Team duck heading home too.
So nice.
Star shot.
Chef Liz says:  Can't quite recall what we ate this day.  I think it was couscous though. Always nice to plan a meal with little prep on your difficult days on the water.


Day 6

Misty Lake to Little Misty Lake (940M portage)
Little Misty Lake to Daisy Lake (450M and 130M portage)
Daisy Lake to Hambone Lake (420M portage)

This day was a pretty light travel day for us.  A few small portages and a campsite at Hambone Lake would put us about 30 minutes from the access point for our last day on the trip.  We would also get the opportunity to paddle some of the day along the Petawawa River.  In fact, the Petawawa River was the location of our second and most spectacular moose sighting on the trip.  Only a few minutes from the Daisy Lake portage, we came around a bend in the river and came face to face with a moose wading in the water.  This guy was literally 20 meters in front of us.  We decided to try and paddle by, but this might have been ill advised.  The moose decided to cross in front of our canoe and eventually made his way up the bank and into the forest, but not before giving us a little scare and literally being a matter of a couple of paddle lengths from Liz.

Liz's camping animal came to say hi.

Should we get closer...ummm...maybe no.

Chef Liz: Ran into a food emergency at lunch.  We realized we needed a portable meal so our wraps became extremely valuable.  We made peanut butter and jelly wraps and sardine wraps with dijon mustard.  That dijon mustard splurge purchase in Huntsville was proving useful.
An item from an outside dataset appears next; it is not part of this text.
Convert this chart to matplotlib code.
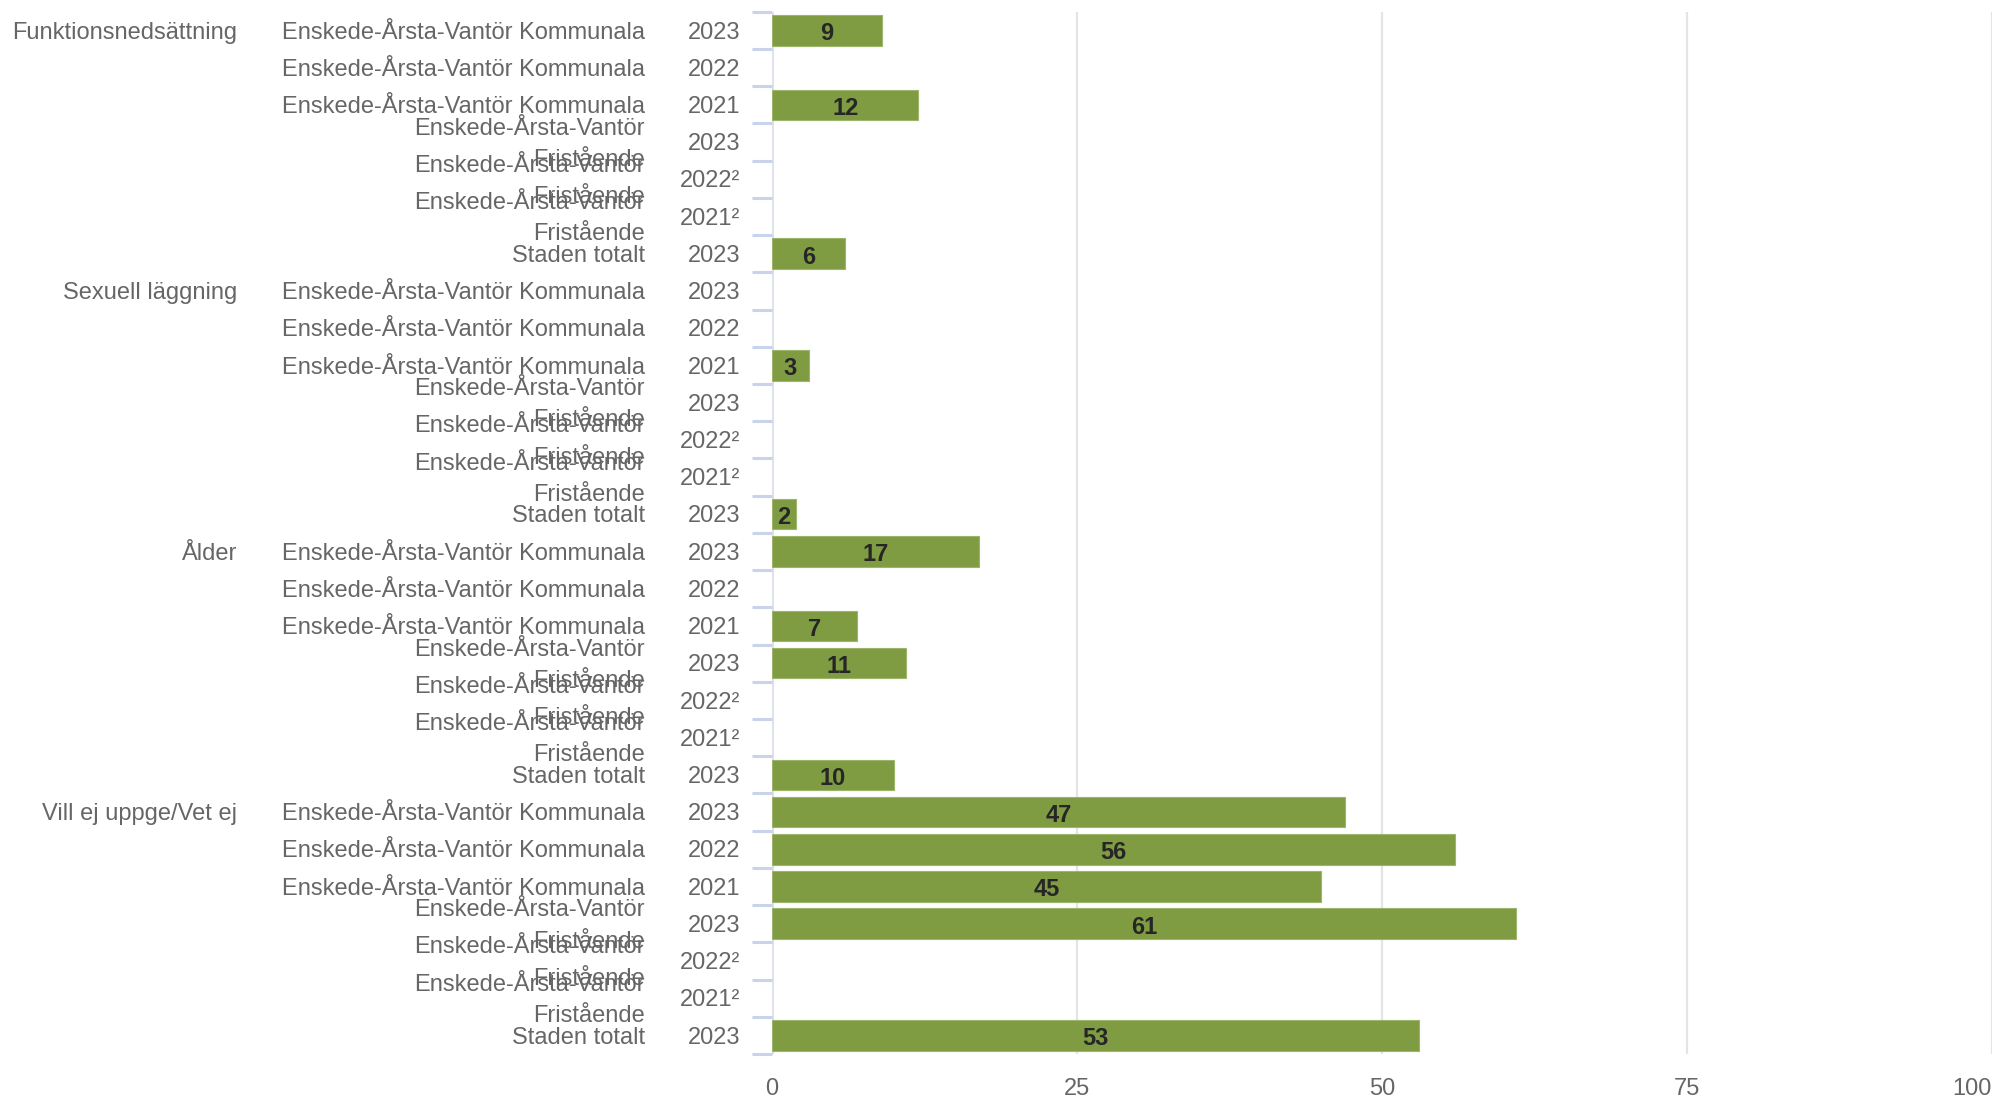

J was still so hungry that he was squirting dijon mustard on its own into his mouth. Our lengthy day had made us deliriously hungry and ridiculous.

For dinner, we had one of our favourite hot meals of the trip.  We prepared a red lentil daal, served with Minute Rice (in a bag!!!!).  Turns out Minute Rice in a bag is a pretty decent idea.  Also, it was just so nice to have a hot meal at the end of a rewarding day of physical activity.       

Liz cooking daal.
Biggest poking stick ever...awesome.

Sear portrait studio.


We got to our campsite with time to have a little relaxation time and fun.  We ended up with a great swimming spot and the most beautiful sunset for our entertainment at night (https://vimeo.com/72191035).  One last chance to finish off our bottle of scotch and reminisce about the best experiences of the trip and how short it seemed. 






Day 7 

Hambone Lake to Magnetawan Lake (140M portage)

Most of the evening on Day 6 and Day 7 was spent planning our first meal upon our return to Toronto.  Ramen?  No...not enough meat.  McDonalds, well of course, but that is just an appetizer for a later meal.  Sushi?  All you can eat sushi?  SUSHI SUSHI SUSHI!

Paddling out of Algonquin on our last day.

So hungry, so ready to overeat, so ready for sushi.  We made a quick b-line for the last portage of our trip and Magnetawan Lake.  We made it to the partay-van in less than a couple of hours packed up our gear and headed out of the park.



What an amazing trip and what a feeling of achievement after completing this loop.  I couldn't believe how quickly a week had passed us by.  Looking back and trying to document what we saw and experienced on the trip was extremely difficult.  There were too many sights, sounds and stories to be able to relay them all. I only scratched the surface of what we managed to see and do on our week in Algonquin.

McDonalds!  Should have brought some on the trip.